Understudies, Workshops, and Swear Jars
Nappoholics Anonymous is a weekly column featuring twelve random thoughts by actor Tony Nappo. Some are funny, some are poignant, some bother him, and some make him weep from sadness while others make him weep for joy. Here are his thoughts: unfiltered, uncensored, and only occasionally unsafe for work.
1. The definition of “workshopping a play” is when a bunch of people who have never written a play sit around in a room telling the writer all the things that they are doing wrong.
2. The lobby shot from when I played the Cowardly Lion in the Woodbridge Players adaptation of The Wizard of Oz.
3. April 25, 2016:
Me: I didn’t do the show last night. I was sick.
Mom: Did your understudy go on?
Me: I don’t have an understudy. The director went on with the script in his hand.
Mom: You see? You spent all those years learning how to act when you could have just gone out and read the goddamned thing.
4. There are no stupid questions, but remember there are BILLIONS of stupid fucking people around who are really anxious to answer them.

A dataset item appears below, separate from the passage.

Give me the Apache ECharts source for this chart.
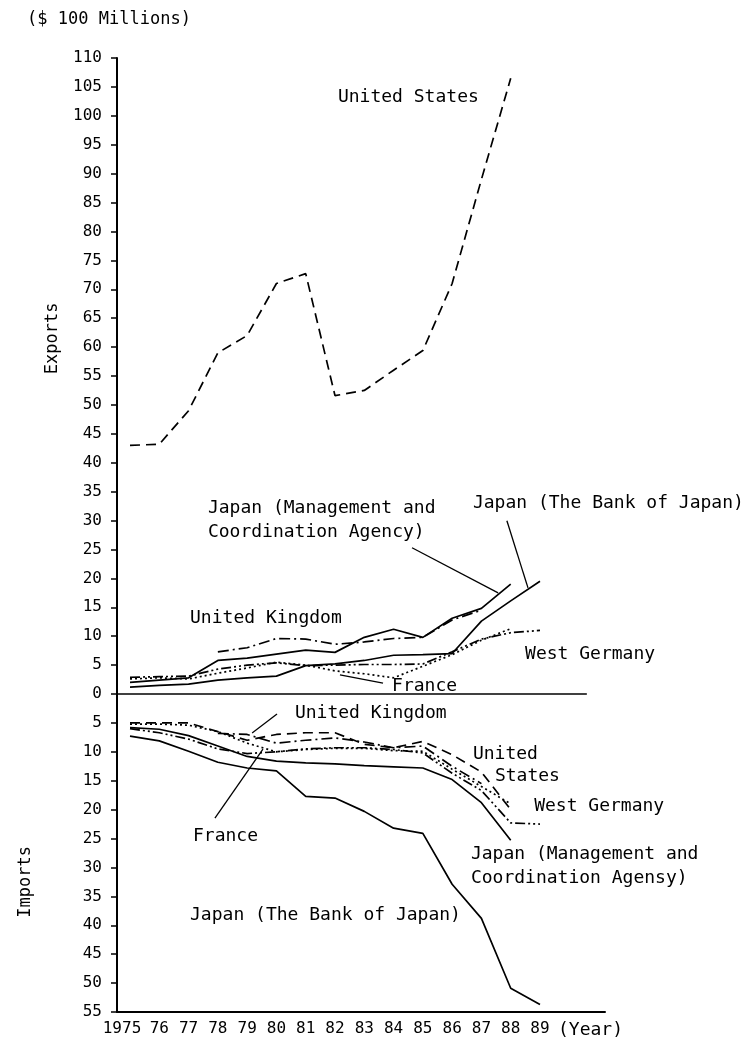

5. The time I went out as Layne Coleman for Halloween.
6. I hate opening nights. First off, most shows are reviewed on the opening and they are generally the worst show of the run if only because most shows get successively better as the run goes on and the show settles. I also hate the energy and the noise and the build up. It’s all so fucking distracting. I mostly try to pretend it isn’t happening. I don’t dress up. I don’t write cards. I barely even hang out afterwards. I mean, it isn’t a one-off. It’s not the fucking Super Bowl. I have to come back and do the exact same show again tomorrow night without the marching band and the fireworks and the cheerleaders. All the things that have nothing to do with the show. In fact, the show sometimes feels like the least important element of the evening on an opening. I understand why they’re necessary but if I could I would avoid them altogether.
7. When she was eight, my daughter started a swearing jar for me. She’s now eleven and has three million dollars.
8. Having an intermission in the middle of a bad show makes as much sense as wiping your ass when you’re only halfway through taking a shit.
9. Years ago, we were moving dirt or laying patio stones or some fucking thing and Carlo Rota and I were discussing an actor we both knew and how he never seemed to listen to anything that we were saying in conversation with him. Carlo said, “People who aren’t InterestED are rarely InterestING.” That statement contains a very clear and simple brilliance.
10. Watching Dexter reruns—Jimmy Smits is so bad on that show, I don’t even believe he’s Spanish.
11. The audience response to The Summoned has been absolutely incredible. I consider myself ridiculously fortunate to be following up Mustard with another great theatre experience. Especially because it is fucking killing me financially to do six straight months of theatre. In any event, I thought both plays might be a bit too “out there” for them to appeal to a wide audience. I was dead wrong. Maybe audiences are way past “out there” now. Maybe it’s all fair fucking game.
12. I have fallen asleep onstage only once so far during this show—I will probably not break my A God in Need of Help record of falling asleep every single performance.